A dynamic constitutive-micromechanical model to predict the strain rate-dependent mechanical behavior of carbon nanofiber/epoxy nanocomposites

摘要

Polymeric materials have wide applications; therefore, it is necessary to develop a dynamic constitutive model to investigate their strain rate-dependent mechanical behavior. In this study, mechanical behavior of neat epoxy and carbon nanofiber (CNF)/epoxy nanocomposites were studied experimentally and analytically. For this purpose, the Johnson-Cook material model has been modified to develop a generalized strain rate-dependent constitutive model to simulate the tensile and shear mechanical behaviors of the neat epoxy at a wide range of applied loading rates. The present model includes three main components: the first component expresses the elastic behavior of polymers using an empirical equation.

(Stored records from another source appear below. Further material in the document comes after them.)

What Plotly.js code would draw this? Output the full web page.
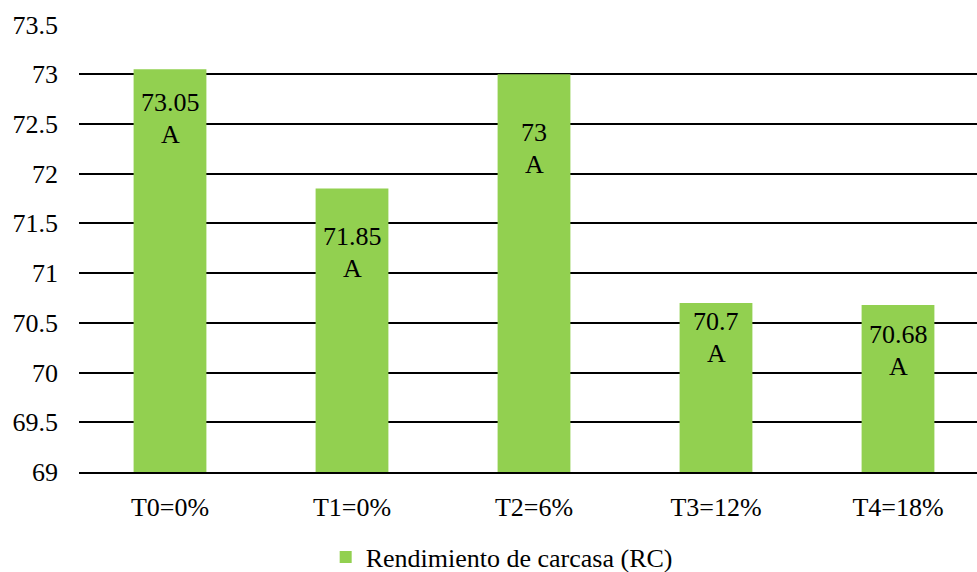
<!DOCTYPE html>
<html>
<head>
<meta charset="utf-8">
<script src="https://cdn.plot.ly/plotly-3.0.1.min.js"></script>
<style>
  html, body { margin: 0; padding: 0; background: #fff; }
  #chart { width: 977px; height: 572px; }
</style>
</head>
<body>
<div id="chart"></div>
<script>
// Treatments and carcass yield (%)
const categories = ["T0=0%", "T1=0%", "T2=6%", "T3=12%", "T4=18%"];
const yieldValues = [73.05, 71.85, 73, 70.7, 70.68];
const groupLetters = ["A", "A", "A", "A", "A"];
const seriesName = "Rendimiento de carcasa (RC)";

// Vertical drop (px) of each value label below the top of its bar
const labelDrop = [17, 31, 42, 2, 13];
const letterGap = 32; // px between the value line and the letter line

const FONT = "Liberation Serif";
const FS = 26;
const GREEN = "#92D050";

const trace = {
  type: "bar",
  x: categories,
  y: yieldValues,
  name: seriesName,
  marker: { color: GREEN },
  hoverinfo: "skip",
  showlegend: true
};

function barLabel(i, text, drop) {
  return {
    x: categories[i],
    y: yieldValues[i],
    xref: "x",
    yref: "y",
    text: text,
    showarrow: false,
    yanchor: "top",
    xanchor: "center",
    yshift: -drop,
    font: { family: FONT, size: FS, color: "#000" }
  };
}

const annotations = [];
categories.forEach((c, i) => {
  annotations.push(barLabel(i, String(yieldValues[i]), labelDrop[i]));
  annotations.push(barLabel(i, groupLetters[i], labelDrop[i] + letterGap));
});

const plotW = 898, catW = 182;

const layout = {
  width: 977,
  height: 572,
  paper_bgcolor: "#fff",
  plot_bgcolor: "#fff",
  margin: { l: 79, r: 0, t: 24, b: 99.5, autoexpand: false },
  font: { family: FONT, size: FS, color: "#000" },
  bargap: 0.6,
  showlegend: true,
  legend: {
    orientation: "h",
    x: 0.2747,
    xanchor: "left",
    yref: "container",
    y: 0.026,
    yanchor: "middle",
    font: { family: FONT, size: FS, color: "#000" },
    bgcolor: "rgba(0,0,0,0)"
  },
  xaxis: {
    type: "category",
    range: [-0.5, -0.5 + plotW / catW],
    showgrid: false,
    showline: true,
    linecolor: "#000",
    linewidth: 2,
    ticks: "",
    ticklabelstandoff: 11,
    tickfont: { family: FONT, size: FS, color: "#000" },
    fixedrange: true
  },
  yaxis: {
    range: [69, 73.504],
    tick0: 69,
    dtick: 0.5,
    showgrid: true,
    gridcolor: "#000",
    gridwidth: 2,
    zeroline: false,
    showline: false,
    ticks: "",
    ticklabelstandoff: 20,
    tickfont: { family: FONT, size: FS, color: "#000" },
    fixedrange: true
  },
  annotations: annotations
};

Plotly.newPlot("chart", [trace], layout, { displayModeBar: false, staticPlot: true });
</script>
</body>
</html>
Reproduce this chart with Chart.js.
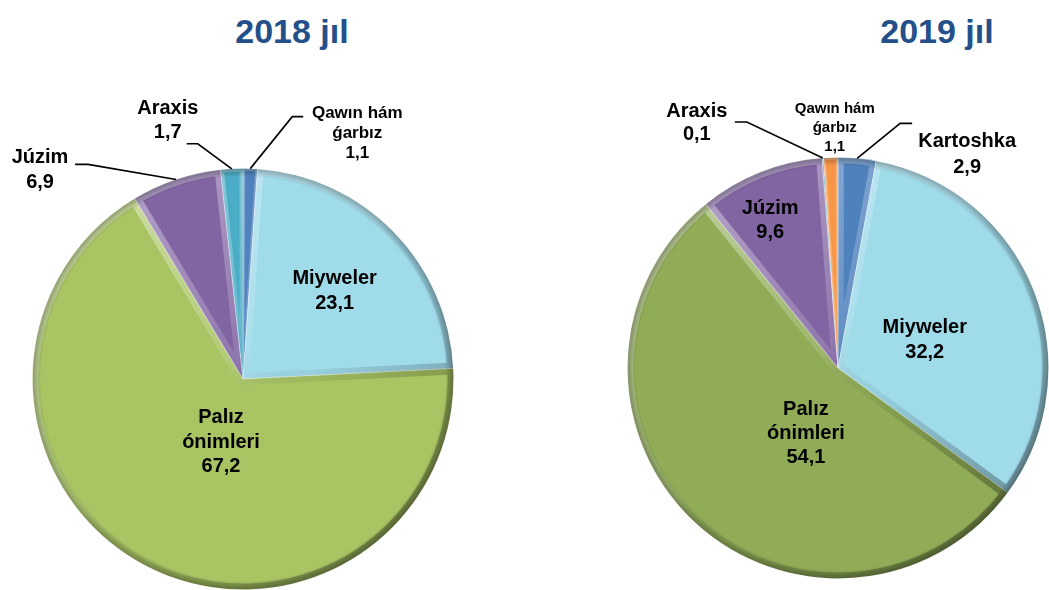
<!DOCTYPE html>
<html>
<head>
<meta charset="utf-8">
<script src="https://cdn.jsdelivr.net/npm/chart.js@4.4.1/dist/chart.umd.min.js"></script>
<style>
  html, body { margin: 0; padding: 0; background: #fff; overflow: hidden; }
  #wrap { position: relative; width: 1049px; height: 590px; }
  #wrap canvas { position: absolute; left: 0; top: 0; }
  .title {
    position: absolute; top: 14px; width: 200px; text-align: center;
    font-family: "Liberation Sans", Arial, sans-serif; font-weight: bold;
    font-size: 34px; line-height: 34px; color: #24508a;
  }
</style>
</head>
<body>
<div id="wrap">
  <div class="title" style="left:192px">2018 jıl</div>
  <div class="title" style="left:837px">2019 jıl</div>
  <canvas id="pie2018" width="1049" height="590"></canvas>
  <canvas id="pie2019" width="1049" height="590"></canvas>
</div>
<script>
// 2018 (clockwise from 12 o'clock)
const categories2018 = ['Qawın hám\nǵarbız', 'Miyweler', 'Palız\nónimleri', 'Júzim', 'Araxis'];
const values2018 = [1.1, 23.1, 67.2, 6.9, 1.7];
const colors2018 = ['#4f81bd', '#a0dbea', '#a8c463', '#8165a3', '#4bacc6'];

// 2019 (clockwise from 12 o'clock)
const categories2019 = ['Kartoshka', 'Miyweler', 'Palız\nónimleri', 'Júzim', 'Araxis', 'Qawın hám\nǵarbız'];
const values2019 = [2.9, 32.2, 54.1, 9.6, 0.1, 1.1];
const colors2019 = ['#4f81bd', '#a0dbea', '#90ac57', '#8165a3', '#4bacc6', '#f79646'];

// label placement: inside -> radius factor + angle shift; outside -> pixel offsets from rim point
const layout2018 = [
  { out: true, elbow: [42, -52], end: [53, -52], text: [107, -51], size: 17, lh: 20 },
  { f: 0.61, da: 0, size: 20, lh: 25 },
  { f: 0.31, da: -8.4, size: 20, lh: 24.5 },
  { out: true, elbow: [-88, -15], end: [-101, -15], text: [-136, -16], size: 20, lh: 25 },
  { out: true, elbow: [-34, -25], end: [-45, -25], text: [-64, -55], size: 20, lh: 24 }
];
const layout2019 = [
  { out: true, elbow: [43, -35], end: [55, -35], text: [110, -11], size: 20, lh: 26 },
  { f: 0.436, da: 2.6, size: 20, lh: 25 },
  { f: 0.34, da: -17.1, size: 20, lh: 24 },
  { f: 0.78, da: -2.8, size: 20, lh: 24 },
  { out: true, elbow: [-76, -36], end: [-88, -36], text: [-126, -41], size: 20, lh: 23 },
  { out: true, text: [4, -45], size: 15, lh: 19 }
];

const fmt = v => v.toFixed(1).replace('.', ',');

// soft bevel look on every slice
const bevelPlugin = {
  id: 'bevel',
  afterDatasetsDraw(chart) {
    const ctx = chart.ctx;
    chart.getDatasetMeta(0).data.forEach(arc => {
      const p = arc.getProps(['x', 'y', 'startAngle', 'endAngle', 'outerRadius']);
      const r = p.outerRadius;
      const rimLen = r * (p.endAngle - p.startAngle);
      if (rimLen < 3) return;
      ctx.save();
      ctx.beginPath();
      ctx.moveTo(p.x, p.y);
      ctx.arc(p.x, p.y, r, p.startAngle, p.endAngle);
      ctx.closePath();
      ctx.clip();
      const g = ctx.createLinearGradient(p.x - r * 0.7, p.y - r * 0.7, p.x + r * 0.7, p.y + r * 0.7);
      g.addColorStop(0, 'rgba(255,255,255,0.38)');
      g.addColorStop(0.45, 'rgba(255,255,255,0.12)');
      g.addColorStop(0.6, 'rgba(0,0,0,0.05)');
      g.addColorStop(1, 'rgba(0,0,0,0.3)');
      ctx.lineWidth = Math.min(12, rimLen * 0.3);
      ctx.lineJoin = 'round';
      ctx.strokeStyle = g;
      ctx.stroke();
      const rg = ctx.createRadialGradient(p.x, p.y, r * 0.96, p.x, p.y, r);
      rg.addColorStop(0, 'rgba(0,0,0,0)');
      rg.addColorStop(1, 'rgba(0,0,0,0.28)');
      ctx.fillStyle = rg;
      ctx.fill();
      ctx.restore();
    });
  }
};

const labelPlugin = {
  id: 'sliceLabels',
  afterDatasetsDraw(chart, args, opts) {
    const ctx = chart.ctx;
    const labels = chart.data.labels;
    const data = chart.data.datasets[0].data;
    chart.getDatasetMeta(0).data.forEach((arc, i) => {
      const L = opts.layout[i];
      const p = arc.getProps(['x', 'y', 'startAngle', 'endAngle', 'outerRadius']);
      const lines = labels[i].split('\n').concat(fmt(data[i]));
      const mid = (p.startAngle + p.endAngle) / 2;
      ctx.save();
      ctx.fillStyle = '#000';
      ctx.font = 'bold ' + L.size + 'px "Liberation Sans", Arial, sans-serif';
      ctx.textAlign = 'center';
      ctx.textBaseline = 'alphabetic';
      let tx, ty;
      if (L.out) {
        const ax = p.x + Math.cos(mid) * p.outerRadius;
        const ay = p.y + Math.sin(mid) * p.outerRadius;
        if (L.elbow) {
          ctx.strokeStyle = '#000';
          ctx.lineWidth = 1.6;
          ctx.beginPath();
          ctx.moveTo(ax, ay);
          ctx.lineTo(ax + L.elbow[0], ay + L.elbow[1]);
          ctx.lineTo(ax + L.end[0], ay + L.end[1]);
          ctx.stroke();
        }
        tx = ax + L.text[0];
        ty = ay + L.text[1];
      } else {
        const a = mid + L.da * Math.PI / 180;
        const cx = p.x + Math.cos(a) * p.outerRadius * L.f;
        const cy = p.y + Math.sin(a) * p.outerRadius * L.f;
        tx = cx;
        ty = cy - (lines.length - 1) * L.lh / 2 + L.size * 0.36;
      }
      lines.forEach((t, k) => ctx.fillText(t, tx, ty + k * L.lh));
      ctx.restore();
    });
  }
};

function makePie(id, labels, values, colors, layout, padding) {
  return new Chart(document.getElementById(id), {
    type: 'pie',
    data: {
      labels: labels,
      datasets: [{
        data: values,
        backgroundColor: colors,
        borderColor: 'rgba(255,255,255,0.35)',
        borderWidth: 1
      }]
    },
    options: {
      responsive: false,
      animation: false,
      events: [],
      layout: { padding: padding },
      plugins: {
        legend: { display: false },
        tooltip: { enabled: false },
        sliceLabels: { layout: layout }
      }
    },
    plugins: [bevelPlugin, labelPlugin]
  });
}

makePie('pie2018', categories2018, values2018, colors2018, layout2018,
  { left: 32, right: 595, top: 168, bottom: 0 });
makePie('pie2019', categories2019, values2019, colors2019, layout2019,
  { left: 627, right: 0, top: 157, bottom: 11 });
</script>
</body>
</html>
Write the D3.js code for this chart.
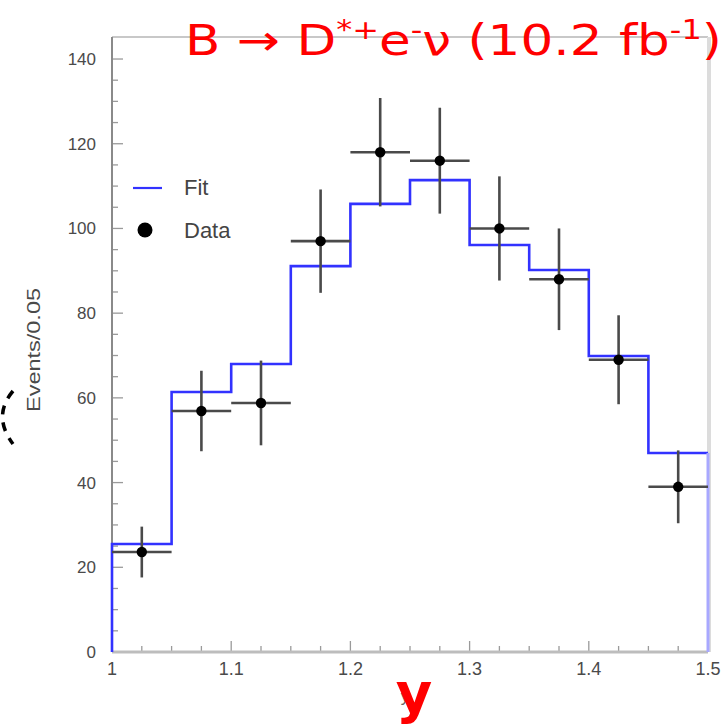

The second component models the nonlinear behavior of polymers using the modified Johnson-Cook model. Finally, the third component predicts the ultimate strength of polymers under dynamic loading conditions using another empirical equation. Furthermore, by combining the generalized strain rate-dependent constitutive model and the modified Halpin-Tsai micromechanical model, a dynamic constitutive-micromechanical model is presented to predict the strain rate-dependent mechanical behavior of CNF/epoxy nanocomposites. To evaluate the present model, predicted results for the pure epoxy and CNF/epoxy nanocomposites were compared with conducted and available experimental data. It is shown that the present model predicts the strain rate-dependent mechanical behavior of polymeric materials with a good accuracy.